The producer of the Open All Hours Christmas special filmed in Doncaster has hinted a full series of the classic sitcom could be made if the one-off episode proves a festive hit.
Shooting on the new show, entitled Still Open All Hours, ended in Balby yesterday, with hundreds of fans turning out to catch a glimpse of television legend Sir David Jason as well as fellow stars Stephanie Cole, Lynda Baron and Maggie Ollerenshaw during the three-day shoot.
And the show’s producer Gareth Edwards is hoping if the feature-length special proves a smash, Granville and co could return for a full run.
He said: “We shall see - there is a lot of optimism to take this project forward.
“There is a lot of life in the world that writer Roy Clarke has created. He is an amazing writer - all of the show is his imagination.”
The special comes 28 years after the final series of the original programme, which starred Ronnie Barker as miserly northern shopkeeper Arkwright, assisted by his put-upon errand boy nephew Granville, played by David Jason.
Mr Edwards, who has been present throughout on the set on the corner of Lister Avenue and Scarth Avenue in Balby, added: “I can’t say too much about the plot, but it does involve anchovy paste - that’s all I’m saying!”
He said: “There has been so much interest in the return of Open All Hours that we have to get the programmme right - that’s our first priority.
“Everyone in Doncaster has been so welcoming and there is so much enthusiasm and love for the show.”
Mr Edwards, who also produced a festive special featuring Ronnie Corbett several years ago, said: “I’ve always loved the show. It was part of my childhood and I grew up with it so to see the shop again is absolutely wonderful.
“But the show looks forward too. It’s not just a nostalgia trip, although fans of the original series will be delighted to know a lot of the old jokes - like the deadly till - have been kept in.”
The focus has now switched to studio shooting in Salford in early December with the completed version expected to be one of the BBC’s biggest shows this Christmas.

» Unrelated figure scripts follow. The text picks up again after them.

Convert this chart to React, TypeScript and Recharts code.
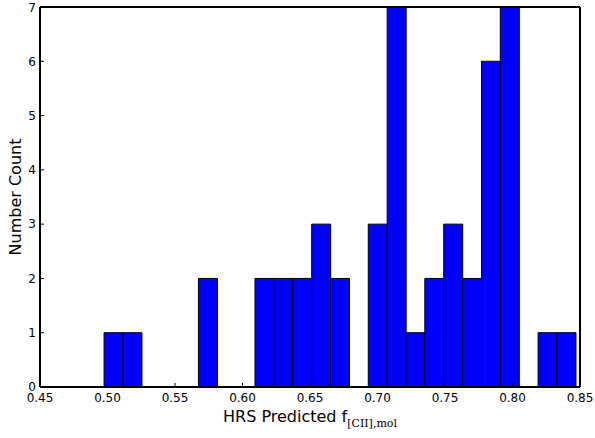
import { BarChart, Bar, XAxis, YAxis } from 'recharts';

// histogram bins (centres) and counts
const binCenters = [
  0.5044, 0.5184, 0.5324, 0.5463, 0.5603, 0.5743, 0.5883, 0.6022, 0.6162,
  0.6302, 0.6442, 0.6582, 0.6721, 0.6861, 0.7001, 0.7141, 0.728, 0.742,
  0.756, 0.77, 0.784, 0.7979, 0.8119, 0.8259, 0.8399,
];
const counts = [1, 1, 0, 0, 0, 2, 0, 0, 2, 2, 2, 3, 2, 0, 3, 7, 1, 2, 3, 2, 6, 7, 0, 1, 1];

const xTicks = [0.45, 0.5, 0.55, 0.6, 0.65, 0.7, 0.75, 0.8, 0.85];
const yTicks = [0, 1, 2, 3, 4, 5, 6, 7];

const data = binCenters.map((x, i) => ({ x, count: counts[i] }));

const FONT = '"DejaVu Sans", sans-serif';
const tickStyle = { fontSize: 12, fill: '#000', fontFamily: FONT };
const lineStyle = { stroke: '#000', strokeWidth: 2 };
const tickLineStyle = { stroke: '#000', strokeWidth: 1 };

const YLabel = ({ viewBox }: any) => {
  const x = viewBox.x + 15;
  const y = viewBox.y + viewBox.height / 2;
  return (
    <text x={x} y={y} transform={`rotate(-90, ${x}, ${y})`} textAnchor="middle" dominantBaseline="central"
      fontSize={16} fontFamily={FONT} fill="#000">
      Number Count
    </text>
  );
};

const XLabel = ({ viewBox }: any) => {
  const x = viewBox.x + viewBox.width / 2;
  return (
    <text x={x} y={422} textAnchor="middle" fontSize={16} fontFamily={FONT} fill="#000">
      HRS Predicted f
      <tspan dy={5} fontSize={11} fontFamily='"DejaVu Serif", serif'>[CII],mol</tspan>
    </text>
  );
};

export default function App() {
  return (
    <div style={{ position: 'absolute', left: 0, top: 0, width: 595, height: 438, background: '#fff' }}>
      <BarChart
        width={595}
        height={438}
        data={data}
        margin={{ top: 6, right: 14, bottom: 0, left: 0 }}
        barCategoryGap={0}
        barGap={0}
      >
        <XAxis
          xAxisId="b"
          dataKey="x"
          type="number"
          domain={[0.45, 0.85]}
          ticks={xTicks}
          allowDataOverflow
          tickFormatter={(v: number) => v.toFixed(2)}
          tick={tickStyle}
          tickSize={-4}
          tickMargin={10}
          tickLine={tickLineStyle}
          axisLine={lineStyle}
          height={51}
          label={<XLabel />}
        />
        <XAxis
          xAxisId="t"
          orientation="top"
          dataKey="x"
          type="number"
          domain={[0.45, 0.85]}
          ticks={xTicks}
          allowDataOverflow
          tick={false}
          tickSize={-4}
          tickLine={tickLineStyle}
          axisLine={lineStyle}
          height={1}
        />
        <YAxis
          yAxisId="l"
          domain={[0, 7]}
          ticks={yTicks}
          allowDataOverflow
          tick={tickStyle}
          tickSize={-4}
          tickMargin={8}
          tickLine={tickLineStyle}
          axisLine={lineStyle}
          width={40}
          label={<YLabel />}
        />
        <YAxis
          yAxisId="r"
          orientation="right"
          domain={[0, 7]}
          ticks={yTicks}
          allowDataOverflow
          tick={false}
          tickSize={-4}
          tickLine={tickLineStyle}
          axisLine={lineStyle}
          width={1}
        />
        <Bar
          xAxisId="b"
          yAxisId="l"
          dataKey="count"
          fill="#0000ff"
          stroke="#000"
          strokeWidth={1}
          isAnimationActive={false}
        />
      </BarChart>
    </div>
  );
}
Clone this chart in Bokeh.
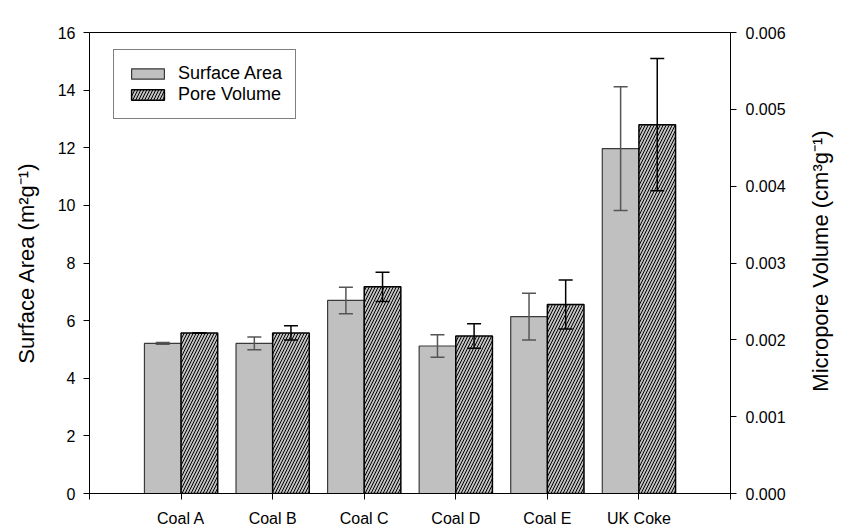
import math
from bokeh.plotting import figure
from bokeh.layouts import row
from bokeh.models import (Range1d, LinearAxis, FixedTicker, PrintfTickFormatter,
                          ColumnDataSource, Whisker, TeeHead, Label)
from bokeh.embed import file_html
from bokeh.resources import INLINE

# ---- data ----
categories = ["Coal A", "Coal B", "Coal C", "Coal D", "Coal E", "UK Coke"]
surface_area = [5.21, 5.21, 6.70, 5.12, 6.14, 11.97]
surface_err = [0.03, 0.22, 0.46, 0.39, 0.81, 2.15]
pore_volume = [0.00209, 0.00209, 0.00269, 0.00205, 0.00246, 0.00480]
pore_err = [0.0, 0.000093, 0.00019, 0.00016, 0.00032, 0.00086]
left_ticks = [0, 2, 4, 6, 8, 10, 12, 14, 16]
right_ticks = [0.000, 0.001, 0.002, 0.003, 0.004, 0.005, 0.006]
left_label = "Surface Area (m²g⁻¹)"
right_label = "Micropore Volume (cm³g⁻¹)"

FONT = "Liberation Sans"
GRAY = "#c0c0c0"

pos = [i + 1 for i in range(len(categories))]
bar_w = 0.4

sa_src = ColumnDataSource(dict(
    x=[p_ - bar_w / 2 for p_ in pos], top=surface_area,
    upper=[v + e for v, e in zip(surface_area, surface_err)],
    lower=[v - e for v, e in zip(surface_area, surface_err)]))
pv_src = ColumnDataSource(dict(
    x=[p_ + bar_w / 2 for p_ in pos], top=pore_volume,
    upper=[v + e for v, e in zip(pore_volume, pore_err)],
    lower=[v - e for v, e in zip(pore_volume, pore_err)]))

W, H = 810, 529          # main chart; a 31 px strip holds the right title
SIDE_W = 841 - W
BL, BR, BT, BB = 89, 80, 32, 35

p = figure(width=W, height=H, output_backend="svg", toolbar_location=None,
           x_range=Range1d(0, len(categories) + 1), y_range=Range1d(0, 16),
           min_border_left=BL, min_border_right=BR, min_border_top=BT,
           min_border_bottom=BB, background_fill_color="white",
           border_fill_color="white")
p.extra_y_ranges = {"pv": Range1d(0, 0.006)}
p.grid.visible = False
p.outline_line_color = "black"
p.outline_line_width = 1

p.vbar(x="x", top="top", width=bar_w, source=sa_src, fill_color=GRAY,
       line_color="#3a3a3a", line_width=1.2, legend_label="Surface Area")
p.vbar(x="x", top="top", width=bar_w, source=pv_src, fill_color=GRAY,
       line_color="black", line_width=1.5, hatch_pattern="/",
       hatch_color="black", hatch_weight=1, hatch_scale=6,
       y_range_name="pv", legend_label="Pore Volume")

w1 = Whisker(base="x", upper="upper", lower="lower", source=sa_src,
             level="overlay",
             line_color="#555555", line_width=1.5,
             upper_head=TeeHead(size=14, line_color="#555555", line_width=1.5),
             lower_head=TeeHead(size=14, line_color="#555555", line_width=1.5))
w2 = Whisker(base="x", upper="upper", lower="lower", source=pv_src,
             level="overlay",
             y_range_name="pv", line_color="black", line_width=1.5,
             upper_head=TeeHead(size=14, line_color="black", line_width=1.5),
             lower_head=TeeHead(size=14, line_color="black", line_width=1.5))
p.add_layout(w1)
p.add_layout(w2)

# x axis
xa = p.xaxis[0]
xa.ticker = FixedTicker(ticks=[0] + pos + [len(categories) + 1])
overrides = {0: "", len(categories) + 1: ""}
for p_, c in zip(pos, categories):
    overrides[p_] = c
xa.major_label_overrides = overrides
xa.minor_tick_line_color = None
xa.major_tick_in = 0
xa.major_tick_out = 6
xa.major_label_standoff = 10

# left axis
ya = p.yaxis[0]
ya.ticker = FixedTicker(ticks=left_ticks)
ya.axis_label = left_label
ya.minor_tick_line_color = None
ya.major_tick_in = 0
ya.major_tick_out = 6
ya.major_label_standoff = 8
ya.axis_label_standoff = 16

# right axis (ticks and numbers)
ra = LinearAxis(y_range_name="pv", ticker=FixedTicker(ticks=right_ticks),
                formatter=PrintfTickFormatter(format="%.3f"))
ra.minor_tick_line_color = None
ra.major_tick_in = 0
ra.major_tick_out = 6
ra.major_label_standoff = 9
p.add_layout(ra, "right")

for ax in [xa, ya, ra]:
    ax.major_label_text_font = FONT
    ax.major_label_text_font_size = "16px"
    ax.major_label_text_color = "black"
    ax.axis_label_text_font = FONT
    ax.axis_label_text_font_size = "22px"
    ax.axis_label_text_font_style = "normal"
    ax.axis_label_text_color = "black"
    ax.axis_line_color = "black"
    ax.major_tick_line_color = "black"

lg = p.legend[0]
lg.location = (24, 374)
lg.border_line_color = "black"
lg.border_line_width = 1.5
lg.background_fill_color = "white"
lg.background_fill_alpha = 1
lg.padding = 13
lg.spacing = 0
lg.margin = 0
lg.glyph_width = 41
lg.glyph_height = 13
lg.label_height = 20
lg.label_standoff = 10
lg.label_text_font = FONT
lg.label_text_font_size = "18px"
lg.label_text_color = "black"

# narrow strip carrying the right-hand axis title (reads bottom to top)
side = figure(width=SIDE_W, height=H, output_backend="svg",
              toolbar_location=None, x_range=Range1d(0, 1),
              y_range=Range1d(0, 1), x_axis_type=None, y_axis_type=None,
              min_border=0, min_border_left=0, min_border_right=0,
              min_border_top=0, min_border_bottom=0,
              background_fill_color="white", border_fill_color="white")
side.outline_line_color = None
side.grid.visible = False
side.add_layout(Label(x=SIDE_W / 2 - 6, y=H / 2 - 32, x_units="screen",
                      y_units="screen", text=right_label, angle=math.pi / 2,
                      text_align="center", text_baseline="middle",
                      text_font=FONT, text_font_size="22px",
                      text_color="black"))

layout = row(p, side, spacing=0)
open("out.html", "w").write(file_html(layout, INLINE))
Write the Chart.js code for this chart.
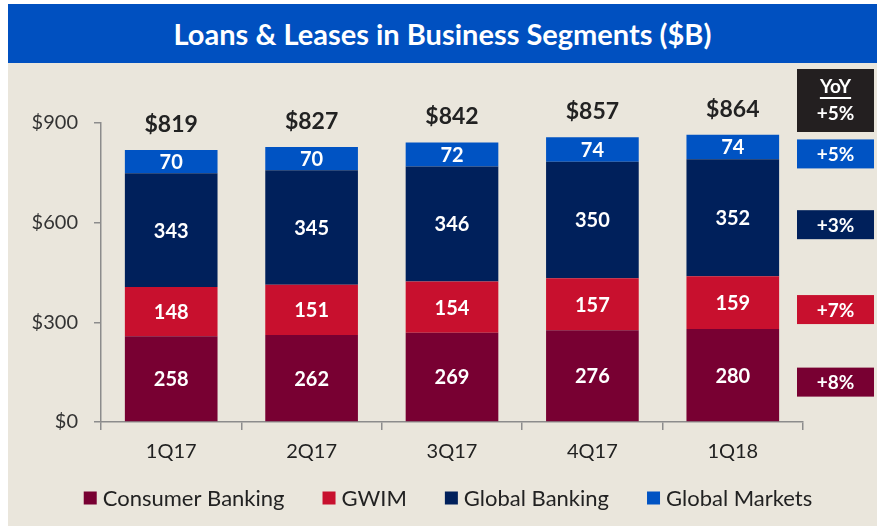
<!DOCTYPE html>
<html><head><meta charset="utf-8">
<script src="https://cdn.jsdelivr.net/npm/chart.js@4/dist/chart.umd.min.js"></script>
<style>
html,body{margin:0;padding:0;background:#ffffff;width:877px;height:526px;overflow:hidden;}
#title{position:absolute;left:8px;top:4px;width:869px;height:59px;background:#0050C0;color:#fff;
font-family:Lato,sans-serif;font-weight:bold;font-size:29px;line-height:59px;text-align:center;}
#wrap{position:absolute;left:8px;top:63px;width:869px;height:463px;background:#EAE6DC;}
</style></head>
<body>
<div id="title">Loans &amp; Leases in Business Segments ($B)</div>
<div id="wrap"><canvas id="c" width="869" height="463"></canvas></div>
<script>
const categories = ['1Q17','2Q17','3Q17','4Q17','1Q18'];
const consumerBanking = [258,262,269,276,280];
const gwim = [148,151,154,157,159];
const globalBanking = [343,345,346,350,352];
const globalMarkets = [70,70,72,74,74];
const totals = [819,827,842,857,864];
const yoyHeader = ['YoY','+5%'];
const yoyChanges = ['+8%','+7%','+3%','+5%']; // Consumer, GWIM, Global Banking, Global Markets
const yTicks = [0,300,600,900];
const names = ['Consumer Banking','GWIM','Global Banking','Global Markets'];

const colors = ['#780032','#C8102E','#00205B','#0053C3'];
const FONT = 'Lato, sans-serif';

const labelPlugin = {
  id:'labels',
  afterDatasetsDraw(chart){
    const ctx = chart.ctx;
    const y = chart.scales.y, x = chart.scales.x;
    ctx.save();
    ctx.fillStyle = '#ffffff';
    ctx.font = 'bold 20px ' + FONT;
    ctx.textAlign = 'center';
    ctx.textBaseline = 'middle';
    chart.data.datasets.forEach((ds,di)=>{
      const meta = chart.getDatasetMeta(di);
      meta.data.forEach((el,i)=>{
        ctx.fillText(String(ds.data[i]), el.x, (el.y+el.base)/2 + 1);
      });
    });
    ctx.fillStyle = '#222222';
    ctx.font = 'bold 23px ' + FONT;
    ctx.textBaseline = 'alphabetic';
    totals.forEach((t,i)=>{
      ctx.fillText('$' + t, x.getPixelForValue(i), y.getPixelForValue(t) - 18);
    });
    const ca = chart.chartArea;
    const bx = ca.right - 6, bw = 77, bh = 29;
    ctx.fillStyle = '#231F20';
    ctx.fillRect(bx, 6, bw, 63);
    ctx.fillStyle = '#ffffff';
    ctx.font = 'bold 19px ' + FONT;
    ctx.textBaseline = 'middle';
    ctx.fillText(yoyHeader[0], bx + bw/2, 24);
    const w = ctx.measureText(yoyHeader[0]).width;
    ctx.fillRect(bx + bw/2 - w/2, 34, w, 2);
    ctx.fillText(yoyHeader[1], bx + bw/2, 51);
    const last = categories.length - 1;
    chart.data.datasets.forEach((ds,di)=>{
      const el = chart.getDatasetMeta(di).data[last];
      const cy = (el.y + el.base)/2 + 7;
      ctx.fillStyle = colors[di];
      ctx.fillRect(bx, cy - bh/2, bw, bh);
      ctx.fillStyle = '#ffffff';
      ctx.fillText(yoyChanges[di], bx + bw/2, cy + 1);
    });
    ctx.restore();
  },
  afterDraw(chart){
    // legend
    const ctx = chart.ctx;
    ctx.save();
    ctx.font = '22px ' + FONT;
    ctx.textBaseline = 'middle';
    ctx.textAlign = 'left';
    const box = 13, gapText = 6, gapItem = 38;
    const ds = chart.data.datasets;
    const widths = ds.map(d => box + gapText + ctx.measureText(d.label).width);
    const total = widths.reduce((a,b)=>a+b,0) + gapItem*(ds.length-1);
    let lx = 440 - total/2;
    const ly = 435;
    ds.forEach((d,i)=>{
      ctx.fillStyle = d.backgroundColor;
      ctx.fillRect(lx, ly - box/2, box, box);
      ctx.fillStyle = '#222222';
      ctx.fillText(d.label, lx + box + gapText, ly + 1);
      lx += widths[i] + gapItem;
    });
    ctx.restore();
  }
};

const series = [consumerBanking, gwim, globalBanking, globalMarkets];

new Chart(document.getElementById('c'), {
  type:'bar',
  data:{
    labels: categories,
    datasets: series.map((d,i)=>({
      label: names[i], data: d, backgroundColor: colors[i],
      borderWidth: 0, categoryPercentage: 1.0, barPercentage: 0.66
    }))
  },
  options:{
    responsive:false, animation:false,
    layout:{padding:{top:60,right:74,left:0,bottom:54}},
    plugins:{
      tooltip:{enabled:false},
      legend:{display:false}
    },
    scales:{
      x:{
        stacked:true,
        grid:{display:true, drawOnChartArea:false, drawTicks:true, tickLength:8, color:'#8c8c8c', lineWidth:1.5, offset:true},
        border:{display:true, color:'#8c8c8c', width:1.5},
        ticks:{color:'#222222', font:{family:FONT, size:20}, padding:10},
        afterFit(s){ s.height = 50; }
      },
      y:{
        stacked:true, min:0, max:900,
        afterBuildTicks(s){ s.ticks = yTicks.map(v=>({value:v})); },
        grid:{display:true, drawOnChartArea:false, drawTicks:true, tickLength:7, color:'#8c8c8c', lineWidth:1.5},
        border:{display:true, color:'#8c8c8c', width:1.5},
        ticks:{color:'#333333', font:{family:FONT, size:20}, padding:16,
          callback:(v)=>'$' + v},
        afterFit(s){ s.width = 93; }
      }
    }
  },
  plugins:[labelPlugin]
});
</script>
</body></html>
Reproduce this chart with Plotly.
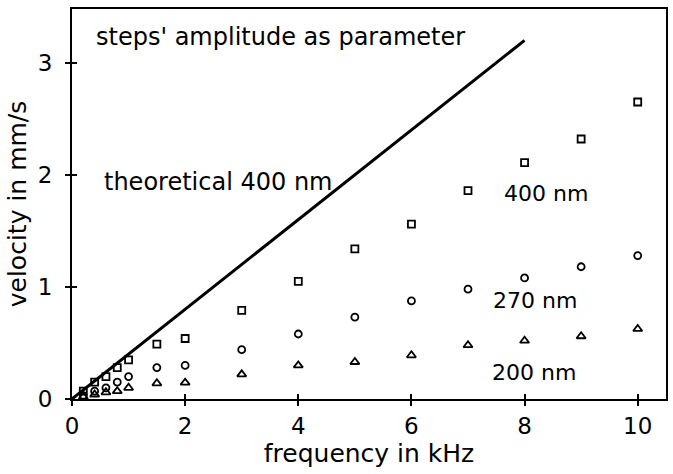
import plotly.graph_objects as go

freq = [0.2, 0.4, 0.6, 0.8, 1, 1.5, 2, 3, 4, 5, 6, 7, 8, 9, 10]
v400 = [0.07, 0.15, 0.20, 0.28, 0.35, 0.49, 0.54, 0.79, 1.05, 1.34, 1.56, 1.86, 2.11, 2.32, 2.65]
v270 = [0.03, 0.07, 0.10, 0.15, 0.20, 0.28, 0.30, 0.44, 0.58, 0.73, 0.875, 0.98, 1.08, 1.18, 1.28]
v200 = [0.02, 0.04, 0.06, 0.07, 0.10, 0.14, 0.146, 0.22, 0.30, 0.33, 0.39, 0.48, 0.52, 0.56, 0.625]
theo_f = [0, 8]
theo_v = [0, 3.2]

x_ticks = [0, 2, 4, 6, 8, 10]
y_ticks = [0, 1, 2, 3]

FONT = "DejaVu Sans, sans-serif"
fig = go.Figure()
fig.add_trace(go.Scatter(x=theo_f, y=theo_v, mode="lines", line=dict(color="black", width=3), showlegend=False))
fig.add_trace(go.Scatter(x=freq, y=v400, mode="markers", marker=dict(symbol="square-open", size=7, color="black", line=dict(width=1.8)), showlegend=False))
fig.add_trace(go.Scatter(x=freq, y=v270, mode="markers", marker=dict(symbol="circle-open", size=7, color="black", line=dict(width=1.8)), showlegend=False))
fig.add_trace(go.Scatter(x=freq, y=v200, mode="markers", marker=dict(symbol="triangle-up-open", size=8, color="black", line=dict(width=1.8)), showlegend=False))
# invisible trace for the inner-tick overlay axes
fig.add_trace(go.Scatter(x=[0], y=[0], xaxis="x2", yaxis="y2", mode="markers", marker=dict(opacity=0), showlegend=False, hoverinfo="skip"))

TICKFONT = dict(family=FONT, size=23, color="black")
TITLEFONT = dict(family=FONT, size=25, color="black")
axis_common = dict(showgrid=False, zeroline=False, linecolor="black", linewidth=2, ticks="outside", ticklen=5, tickwidth=2, tickcolor="black",
                   tickfont=TICKFONT)
fig.update_layout(
    width=673, height=474,
    margin=dict(l=72, r=5, t=9, b=75),
    paper_bgcolor="white", plot_bgcolor="white",
    font=dict(family=FONT, size=24, color="black"),
    xaxis=dict(range=[0, 10.5], tickvals=x_ticks, mirror=True, showline=True,
               title=dict(text="frequency in kHz", standoff=2, font=TITLEFONT), **axis_common),
    yaxis=dict(range=[0, 3.48], tickvals=y_ticks, mirror=True, showline=True, ticklabelstandoff=8,
               title=dict(text="velocity in mm/s", standoff=4, font=TITLEFONT), **axis_common),
    xaxis2=dict(range=[0, 10.5], overlaying="x", tickvals=x_ticks, showticklabels=False, showgrid=False, zeroline=False,
                ticks="inside", ticklen=5, tickwidth=2, tickcolor="black", showline=False),
    yaxis2=dict(range=[0, 3.48], overlaying="y", tickvals=y_ticks, showticklabels=False, showgrid=False, zeroline=False,
                ticks="inside", ticklen=5, tickwidth=2, tickcolor="black", showline=False),
)

ann = [
    ("steps' amplitude as parameter", 94, 37, 24),
    ("theoretical 400 nm", 102, 182, 24),
    ("400 nm", 503, 193, 22),
    ("270 nm", 492, 300, 22),
    ("200 nm", 491, 372, 22),
]
for text, px, py, fs in ann:
    fig.add_annotation(text=text, xref="paper", yref="paper",
                       x=(px - 72) / (673 - 77), y=1 - (py - 9) / (474 - 84),
                       xanchor="left", yanchor="middle", showarrow=False,
                       font=dict(family=FONT, size=fs, color="black"))

fig.write_html("out.html")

How a pilot show became a comedy national treasure
Open All Hours first made its debut as a Ronnie Barker pilot show - and the first series hit television screens way back in 1973.
Penned by Doncaster author Roy Clarke, the series was not an instant hit, but ratings grew steadily and by the time the final series was aired in 1985, the characters of Arkwright, Granville and Nurse Gladys had become firm favourites with the viewing public.
The shop is based on a little store called LE Riddiford in Thornbury, South Gloucestershire.
Roy Clarke visited the small town while travelling around the south west and was said to have fallen in love with the shop layout and the store owner, Mr Len Riddiford, and his traditional values.